§ Task details: The listing below must be repeated word for word, with its images excluded.

§ Stored data:
--- BEGIN ---
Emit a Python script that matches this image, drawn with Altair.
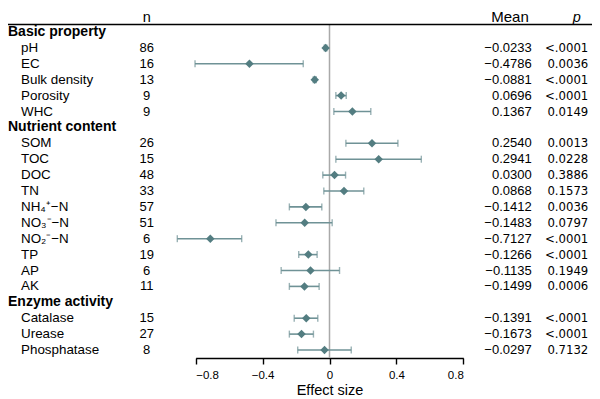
import altair as alt
import pandas as pd

# ---- data ----
groups = ["Basic property", "Nutrient content", "Enzyme activity"]
group_counts = [5, 10, 3]
variables = ["pH", "EC", "Bulk density", "Porosity", "WHC",
             "SOM", "TOC", "DOC", "TN", "NH\u2084\u207a\u2212N", "NO\u2083\u207b\u2212N",
             "NO\u2082\u207b\u2212N", "TP", "AP", "AK",
             "Catalase", "Urease", "Phosphatase"]
n_values = [86, 16, 13, 9, 9, 26, 15, 48, 33, 57, 51, 6, 19, 6, 11, 15, 27, 8]
means = [-0.0233, -0.4786, -0.0881, 0.0696, 0.1367,
         0.2540, 0.2941, 0.0300, 0.0868, -0.1412, -0.1483, -0.7127, -0.1266, -0.1135, -0.1499,
         -0.1391, -0.1673, -0.0297]
ci_low = [-0.031, -0.804, -0.097, 0.038, 0.026,
          0.098, 0.038, -0.040, -0.034, -0.240, -0.320, -0.910, -0.184, -0.289, -0.240,
          -0.211, -0.240, -0.190]
ci_high = [-0.016, -0.157, -0.079, 0.100, 0.247,
           0.409, 0.549, 0.096, 0.205, -0.046, 0.016, -0.525, -0.074, 0.060, -0.062,
           -0.070, -0.096, 0.130]
p_values = ["<.0001", "0.0036", "<.0001", "<.0001", "0.0149",
            "0.0013", "0.0228", "0.3886", "0.1573", "0.0036", "0.0797", "<.0001", "<.0001",
            "0.1949", "0.0006",
            "<.0001", "<.0001", "0.7132"]
x_ticks = [-0.8, -0.4, 0, 0.4, 0.8]
column_heads = ["n", "Mean", "p"]

# ---- build tables ----
header_rows = []
item_rows = []
row = 0
vi = 0
for g, cnt in zip(groups, group_counts):
    header_rows.append({"label": g, "row": row})
    row += 1
    for _ in range(cnt):
        item_rows.append({
            "label": variables[vi], "row": row, "n": str(n_values[vi]),
            "mean": means[vi], "lo": ci_low[vi], "hi": ci_high[vi],
            "mean_txt": f"{means[vi]:.4f}".replace("-", "\u2212"),
            "p": p_values[vi],
        })
        row += 1
        vi += 1
n_rows = row
hdf = pd.DataFrame(header_rows)
idf = pd.DataFrame(item_rows)

W, H = 584, 350
TEAL = "#537d81"
LINE = "#6f9296"
FONT = "Liberation Sans"
HEAD_BASE = 13.5
RULE_Y = 16.5

x_scale = alt.Scale(domain=[-0.8, 0.8], range=[187.7, 455.3])
x_axis = alt.Axis(values=x_ticks, labelExpr="datum.value == 0 ? '0' : format(datum.value, '.1f')",
                  title="Effect size", grid=False, domainColor="black", domainWidth=1.4,
                  tickColor="black", tickWidth=1.4, tickSize=6, labelFontSize=11.5,
                  labelColor="black", labelPadding=5, titleFontSize=14.5, titleFontWeight="normal",
                  titleColor="black", titlePadding=3, labelFont=FONT, titleFont=FONT)
y_scale = alt.Scale(domain=[0, n_rows - 1], range=[24, 342])
y_enc = alt.Y("row:Q", scale=y_scale, axis=None)

base = alt.Chart(idf)

zero_line = alt.Chart(pd.DataFrame({"x": [0]})).mark_rule(color="#a9a9a9", strokeWidth=1.5).encode(
    x=alt.X("x:Q", scale=x_scale, axis=x_axis), y=alt.value(RULE_Y), y2=alt.value(H))

top_line = alt.Chart(pd.DataFrame({"x": [0]})).mark_rule(color="black", strokeWidth=1.6).encode(
    x=alt.value(0), x2=alt.value(W), y=alt.value(RULE_Y))

bars = base.mark_rule(color=LINE, strokeWidth=1.6).encode(
    x=alt.X("lo:Q", scale=x_scale, axis=x_axis), x2="hi:Q", y=y_enc)
cap_lo = base.mark_tick(color=LINE, orient="vertical", size=7, thickness=1.4).encode(
    x=alt.X("lo:Q", scale=x_scale, axis=x_axis), y=y_enc)
cap_hi = base.mark_tick(color=LINE, orient="vertical", size=7, thickness=1.4).encode(
    x=alt.X("hi:Q", scale=x_scale, axis=x_axis), y=y_enc)
points = base.mark_point(shape="diamond", filled=True, size=72, color=TEAL, opacity=1).encode(
    x=alt.X("mean:Q", scale=x_scale, axis=x_axis), y=y_enc)

group_txt = alt.Chart(hdf).mark_text(align="left", baseline="middle", font=FONT, fontSize=14,
                                     fontWeight="bold", color="black").encode(
    x=alt.value(0), y=y_enc, text="label:N")
item_txt = base.mark_text(align="left", baseline="middle", font=FONT, fontSize=13.4,
                          color="black").encode(x=alt.value(13), y=y_enc, text="label:N")
n_txt = base.mark_text(align="center", baseline="middle", font=FONT, fontSize=13,
                       color="black").encode(x=alt.value(138.7), y=y_enc, text="n:N")
mean_txt = base.mark_text(align="right", baseline="middle", font=FONT, fontSize=13,
                          color="black").encode(x=alt.value(523.7), y=y_enc, text="mean_txt:N")
p_txt = base.mark_text(align="right", baseline="middle",
                       font="Liberation Sans Narrow, DejaVu Sans Condensed, Liberation Sans",
                       fontSize=13, color="black").encode(x=alt.value(580.3), y=y_enc, text="p:N")

head_n = alt.Chart(pd.DataFrame({"t": [column_heads[0]]})).mark_text(
    align="center", baseline="alphabetic", font=FONT, fontSize=14.5, color="black").encode(
    x=alt.value(138.7), y=alt.value(HEAD_BASE), text="t:N")
head_mean = alt.Chart(pd.DataFrame({"t": [column_heads[1]]})).mark_text(
    align="center", baseline="alphabetic", font=FONT, fontSize=15, color="black").encode(
    x=alt.value(502), y=alt.value(HEAD_BASE), text="t:N")
head_p = alt.Chart(pd.DataFrame({"t": [column_heads[2]]})).mark_text(
    align="center", baseline="alphabetic", font=FONT, fontSize=14.5, fontStyle="italic", color="black").encode(
    x=alt.value(568.7), y=alt.value(HEAD_BASE), text="t:N")

chart = alt.layer(
    zero_line, top_line, bars, cap_lo, cap_hi, points,
    group_txt, item_txt, n_txt, mean_txt, p_txt, head_n, head_mean, head_p
).properties(
    width=W, height=H,
    autosize=alt.AutoSizeParams(type="none"),
    padding={"left": 0, "top": 0, "right": 0, "bottom": 41},
).configure_view(stroke=None)

chart.save("out.html", embed_options={"renderer": "svg", "actions": False})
--- END ---
§ The solution:
Emit a Python script that matches this image, drawn with Altair.
import altair as alt
import pandas as pd

# ---- data ----
groups = ["Basic property", "Nutrient content", "Enzyme activity"]
group_counts = [5, 10, 3]
variables = ["pH", "EC", "Bulk density", "Porosity", "WHC",
             "SOM", "TOC", "DOC", "TN", "NH\u2084\u207a\u2212N", "NO\u2083\u207b\u2212N",
             "NO\u2082\u207b\u2212N", "TP", "AP", "AK",
             "Catalase", "Urease", "Phosphatase"]
n_values = [86, 16, 13, 9, 9, 26, 15, 48, 33, 57, 51, 6, 19, 6, 11, 15, 27, 8]
means = [-0.0233, -0.4786, -0.0881, 0.0696, 0.1367,
         0.2540, 0.2941, 0.0300, 0.0868, -0.1412, -0.1483, -0.7127, -0.1266, -0.1135, -0.1499,
         -0.1391, -0.1673, -0.0297]
ci_low = [-0.031, -0.804, -0.097, 0.038, 0.026,
          0.098, 0.038, -0.040, -0.034, -0.240, -0.320, -0.910, -0.184, -0.289, -0.240,
          -0.211, -0.240, -0.190]
ci_high = [-0.016, -0.157, -0.079, 0.100, 0.247,
           0.409, 0.549, 0.096, 0.205, -0.046, 0.016, -0.525, -0.074, 0.060, -0.062,
           -0.070, -0.096, 0.130]
p_values = ["<.0001", "0.0036", "<.0001", "<.0001", "0.0149",
            "0.0013", "0.0228", "0.3886", "0.1573", "0.0036", "0.0797", "<.0001", "<.0001",
            "0.1949", "0.0006",
            "<.0001", "<.0001", "0.7132"]
x_ticks = [-0.8, -0.4, 0, 0.4, 0.8]
column_heads = ["n", "Mean", "p"]

# ---- build tables ----
header_rows = []
item_rows = []
row = 0
vi = 0
for g, cnt in zip(groups, group_counts):
    header_rows.append({"label": g, "row": row})
    row += 1
    for _ in range(cnt):
        item_rows.append({
            "label": variables[vi], "row": row, "n": str(n_values[vi]),
            "mean": means[vi], "lo": ci_low[vi], "hi": ci_high[vi],
            "mean_txt": f"{means[vi]:.4f}".replace("-", "\u2212"),
            "p": p_values[vi],
        })
        row += 1
        vi += 1
n_rows = row
hdf = pd.DataFrame(header_rows)
idf = pd.DataFrame(item_rows)

W, H = 584, 350
TEAL = "#537d81"
LINE = "#6f9296"
FONT = "Liberation Sans"
HEAD_BASE = 13.5
RULE_Y = 16.5

x_scale = alt.Scale(domain=[-0.8, 0.8], range=[187.7, 455.3])
x_axis = alt.Axis(values=x_ticks, labelExpr="datum.value == 0 ? '0' : format(datum.value, '.1f')",
                  title="Effect size", grid=False, domainColor="black", domainWidth=1.4,
                  tickColor="black", tickWidth=1.4, tickSize=6, labelFontSize=11.5,
                  labelColor="black", labelPadding=5, titleFontSize=14.5, titleFontWeight="normal",
                  titleColor="black", titlePadding=3, labelFont=FONT, titleFont=FONT)
y_scale = alt.Scale(domain=[0, n_rows - 1], range=[24, 342])
y_enc = alt.Y("row:Q", scale=y_scale, axis=None)

base = alt.Chart(idf)

zero_line = alt.Chart(pd.DataFrame({"x": [0]})).mark_rule(color="#a9a9a9", strokeWidth=1.5).encode(
    x=alt.X("x:Q", scale=x_scale, axis=x_axis), y=alt.value(RULE_Y), y2=alt.value(H))

top_line = alt.Chart(pd.DataFrame({"x": [0]})).mark_rule(color="black", strokeWidth=1.6).encode(
    x=alt.value(0), x2=alt.value(W), y=alt.value(RULE_Y))

bars = base.mark_rule(color=LINE, strokeWidth=1.6).encode(
    x=alt.X("lo:Q", scale=x_scale, axis=x_axis), x2="hi:Q", y=y_enc)
cap_lo = base.mark_tick(color=LINE, orient="vertical", size=7, thickness=1.4).encode(
    x=alt.X("lo:Q", scale=x_scale, axis=x_axis), y=y_enc)
cap_hi = base.mark_tick(color=LINE, orient="vertical", size=7, thickness=1.4).encode(
    x=alt.X("hi:Q", scale=x_scale, axis=x_axis), y=y_enc)
points = base.mark_point(shape="diamond", filled=True, size=72, color=TEAL, opacity=1).encode(
    x=alt.X("mean:Q", scale=x_scale, axis=x_axis), y=y_enc)

group_txt = alt.Chart(hdf).mark_text(align="left", baseline="middle", font=FONT, fontSize=14,
                                     fontWeight="bold", color="black").encode(
    x=alt.value(0), y=y_enc, text="label:N")
item_txt = base.mark_text(align="left", baseline="middle", font=FONT, fontSize=13.4,
                          color="black").encode(x=alt.value(13), y=y_enc, text="label:N")
n_txt = base.mark_text(align="center", baseline="middle", font=FONT, fontSize=13,
                       color="black").encode(x=alt.value(138.7), y=y_enc, text="n:N")
mean_txt = base.mark_text(align="right", baseline="middle", font=FONT, fontSize=13,
                          color="black").encode(x=alt.value(523.7), y=y_enc, text="mean_txt:N")
p_txt = base.mark_text(align="right", baseline="middle",
                       font="Liberation Sans Narrow, DejaVu Sans Condensed, Liberation Sans",
                       fontSize=13, color="black").encode(x=alt.value(580.3), y=y_enc, text="p:N")

head_n = alt.Chart(pd.DataFrame({"t": [column_heads[0]]})).mark_text(
    align="center", baseline="alphabetic", font=FONT, fontSize=14.5, color="black").encode(
    x=alt.value(138.7), y=alt.value(HEAD_BASE), text="t:N")
head_mean = alt.Chart(pd.DataFrame({"t": [column_heads[1]]})).mark_text(
    align="center", baseline="alphabetic", font=FONT, fontSize=15, color="black").encode(
    x=alt.value(502), y=alt.value(HEAD_BASE), text="t:N")
head_p = alt.Chart(pd.DataFrame({"t": [column_heads[2]]})).mark_text(
    align="center", baseline="alphabetic", font=FONT, fontSize=14.5, fontStyle="italic", color="black").encode(
    x=alt.value(568.7), y=alt.value(HEAD_BASE), text="t:N")

chart = alt.layer(
    zero_line, top_line, bars, cap_lo, cap_hi, points,
    group_txt, item_txt, n_txt, mean_txt, p_txt, head_n, head_mean, head_p
).properties(
    width=W, height=H,
    autosize=alt.AutoSizeParams(type="none"),
    padding={"left": 0, "top": 0, "right": 0, "bottom": 41},
).configure_view(stroke=None)

chart.save("out.html", embed_options={"renderer": "svg", "actions": False})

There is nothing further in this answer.